Encore faut-il que l’entreprise ait les moyens de livrer. Selon l’analyste Rob Enderle cité par l’AFP, « Leur faiblesse, c’est les livraisons ». Selon lui « Si UPS ou Fedex fermaient, Amazon ne serait pas capable d’assurer la distribution ».

Dans le cas où Amazon parviendrait à maintenir les livraisons, ils « seront applaudis comme des sauveurs » estiment Patrick Moorhead, de Moor Insights and Strategy. Il faut l’admettre, au bout de 15 jours et peut-être plus, cloitré chez soi, un nouveau jeu vidéo ou un nouveau livre peut améliorer le moral.

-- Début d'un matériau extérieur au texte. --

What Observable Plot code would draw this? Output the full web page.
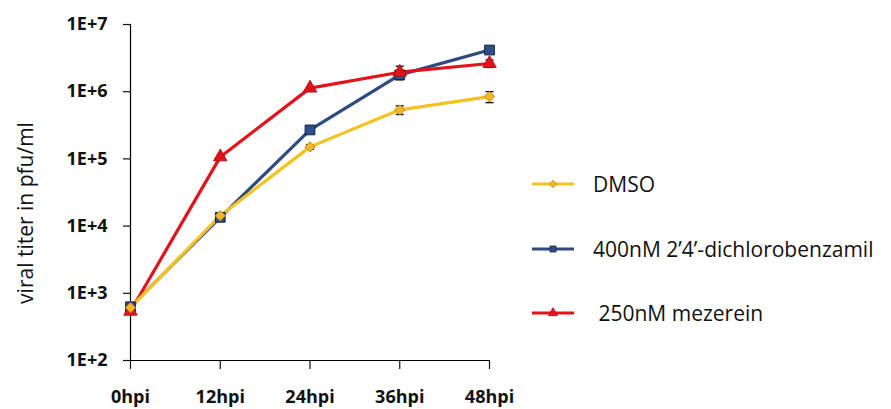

Pour le moment il semble s’en sortir, mais le rythme des livraisons est déjà affaibli. Tout le monde peut le constater en se rendant sur leur site web. En haut à droite de l’écran, sous le panier, s’affiche déjà un message d’avertissement « Compte tenu de la situation actuelle, nos délais de livraison peuvent être allongés ».

Faire face à ses responsabilités

Il y a toutefois un élément à prendre en compte sur la question des livraisons, la sécurité des employés eux-mêmes, ceux qui préparent les commandes. Seattle, où est basée l’entreprise, est l’un des foyers importants de l’épidémie aux États-Unis. Patrick Moorhead confirme, « L’enjeu pour Amazon, c’est d’empêcher la propagation du virus dans ses centres de distribution ».

Le télétravail a déjà été décrété pour ceux qui le pouvaient. Pour les préparateurs de commandes, les livreurs, cette option n’est pas envisageable. L’entreprise affirme avoir mis en place des mesures comme le nettoyage fréquent de ses hangars, la mise à disposition de gel hydroalcoolique ou de lingettes nettoyantes. Les employés contaminés auront le droit à deux semaines de salaires et les règles sur les congés rémunérés ou non ont été assouplis.

Des mesures qui ne suffisent pas selon un certain nombre de salariés dans le monde. Outre-Atlantique, une pétition demande des indemnités de prise de risque, des congés maladie payés, un service de garde d’enfant, la levée des pénalités de rendement, la fermeture immédiate d’un centre où une personne a été testée positive au coronavirus. Lundi soir elle réunissait 1500 signatures.

En Espagne et Italie, 5 employés en entrepôt étaient touchés par le coronavirus lundi. Des travailleurs italiens ont décidé de lancer un appel à la grève. En France la grogne s’installe également. Les syndicats jugent les mesures prises par Amazon très insuffisantes. Sur les sites de Toulouse, Lauwin-Planque et Montélimar, plusieurs centaines de salariés ont fait valoir, ou souhaitent faire valoir, leur droit de retrait.

La position du gouvernement français semble en tout cas claire sur la fermeture agences de livraison : Bruno Le Maire l’a rappelé sur BFM Business ce 18 mars, « J’invite tous les salariés dont les entreprises sont encore ouvertes, dont les activités sont indispensables au bon fonctionnement du pays, à se rendre sur leur lieu de travail ».

Le scénario du pire pour Amazon, à savoir la fermeture de ses centres de distribution, mettrait l’entreprise dans la situation de tous les magasins physiques. À la différence que ses activités de cloud et de streaming vidéo vont également bénéficier de la situation de confinement.